The SBCI’s Risk Management Policy and Framework is predicated on the three-lines-of-defence model. Within this model, the SBCI team and management (the first line) incur and own the risks, while the SBCI Risk function and other control functions (the second line) provide independent oversight and objective challenge to the first line of defence, and provide risk monitoring and reporting. The Internal Audit function (the third line) provides independent, reasonable, risk-based assurance to key stakeholders on the robustness of the SBCI risk management system, governance and the design and operating effectiveness of the internal control environment.

Audit

In accordance with statutory requirements, the SBCI is audited by the Comptroller and Auditor General. The SBCI’s internal audit process is managed by the NTMA Internal Audit function and includes an external firm, currently KPMG, appointed to carry out internal audit work reporting to the NTMA Head of Internal Audit.

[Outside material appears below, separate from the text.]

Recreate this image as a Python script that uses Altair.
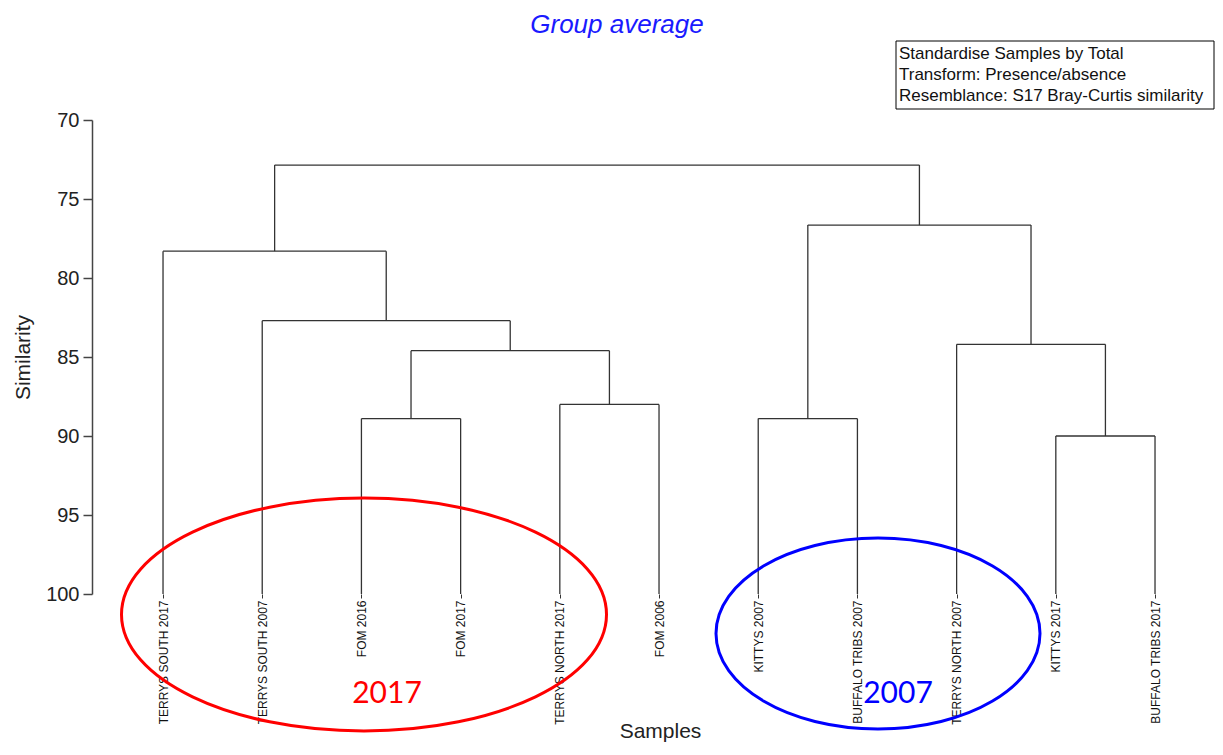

Principal Risks and Uncertainties

The SBCI is exposed to a wide variety of risks which have the potential to affect the financial and operational performance of the SBCI. The Risk Management Policy and Framework establishes the processes to identify, assess, evaluate, report and mitigate risk. The SBCI has identified the following principal risks and uncertainties which may adversely affect the achievement of its objectives.

Strategic Risk

The SBCI relies on demand from on-lenders and SMEs in order to meet its key strategic objective of providing additional credit to SMEs in Ireland, and in order to achieve financial sustainability. Should it fail to structure its products appropriately and deploy an appropriate strategy for delivering these, there is a risk that on-lenders will not participate as envisaged and SMEs will not avail of the offered products.

Credit Risk

The SBCI is exposed to the risk that a borrowing counterparty defaults on its obligations and fails to repay its debt in full, resulting in losses to the SBCI. The SBCI’s primary credit risk exposure is to the on-lenders to which it lends. However, in 2017, the SBCI will assume some credit risk exposure, on a limited basis, to the final beneficiary SMEs whose loans are covered by guarantees issued by the SBCI to on-lenders.

Operational Risk

The SBCI is exposed to a broad range of operational risks arising from the people, systems and processes involved in meeting its objectives. Key operational risks include systems failures, process errors, over reliance on key individuals, failure to follow procedures, reporting errors, which could ultimately result in the SBCI failing to meet its objectives and significant reputational damage.

Resourcing Risk

The SBCI is a small organisation that relies on skilled specialist professionals to meet its statutory objectives. There is a risk that the SBCI is not adequately resourced with the appropriate experience and expertise, resulting in failure to achieve its objectives.